Voluntary adult sex work is classified as inherently illegal under the Immoral Traffic (Prevention) Act, 1956.
Which of the statements given above is/are correct?
(a) 1 only
(b) 1 and 2 only
(c) 3 only
(d) 1, 2 and 3
Answer: (a) 1 only
Explanation: Statement 1 is a direct reflection of Article 23. Statement 2 is incorrect because the SC ruled that rehabilitation must be voluntary and the State cannot impose it against an adult's will. Statement 3 is incorrect because voluntary sex work itself is not illegal in India; running a brothel, pimping, and soliciting are the penalized activities.
Mains Analytical Framework (GS Paper II)
Q. "Anti-trafficking interventions cannot begin and end with physical rescue operations." In light of recent judicial pronouncements, critically analyze the shift from a rescue-centric to a dignity-centric approach in protecting survivors of commercial sexual exploitation. (250 words, 15 Marks)
Key Points to Structure Your Answer:
Introduction: Cite the landmark Prajwala v. Union of India (2026) judgment and how it explicitly reads the right to long-term rehabilitation into Article 21.
The Limitations of the Old Model: Discuss how structural "raids and rescues" under the ITPA historically institutionalized secondary trauma, treating victims as criminals and forcing them into indefinite detention in poorly managed state homes.

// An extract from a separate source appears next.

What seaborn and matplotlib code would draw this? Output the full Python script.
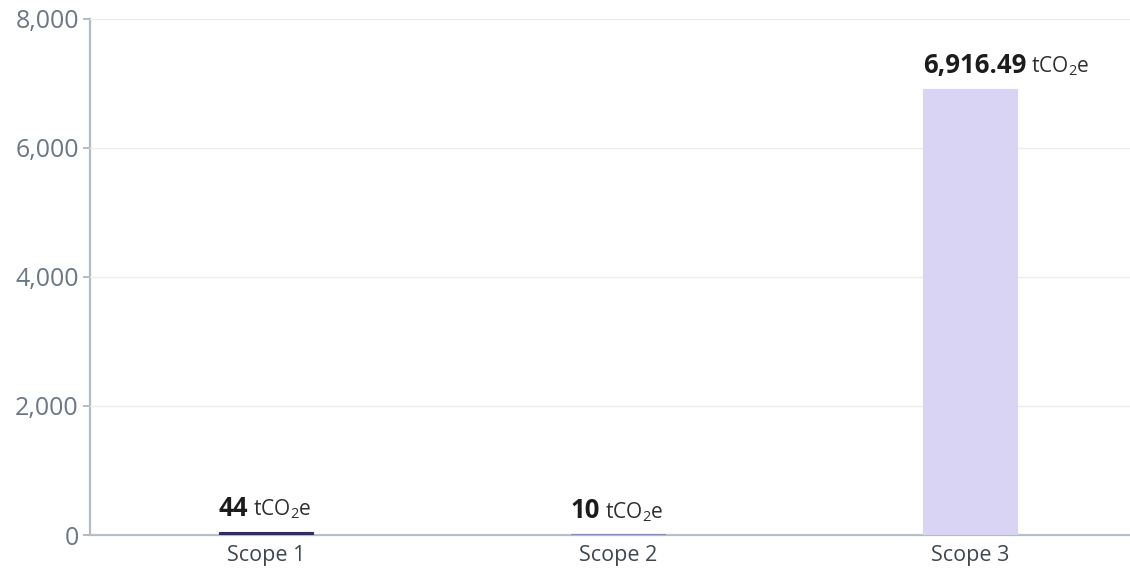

The Pillars of the Dignity-Centric Model: Detail the Court-mandated Victim Protection Plan. Emphasize the introduction of the "Threshold Inquiry" by magistrates, the legal primacy given to adult consent, and the institutional integration of AHTUs with Child Care Institutions.
Conclusion: Conclude by highlighting that true eradication of trafficking requires addressing root socio-economic vulnerabilities (poverty, unmonitored labor migration) alongside standardizing a rights-based protocol across all States and UTs.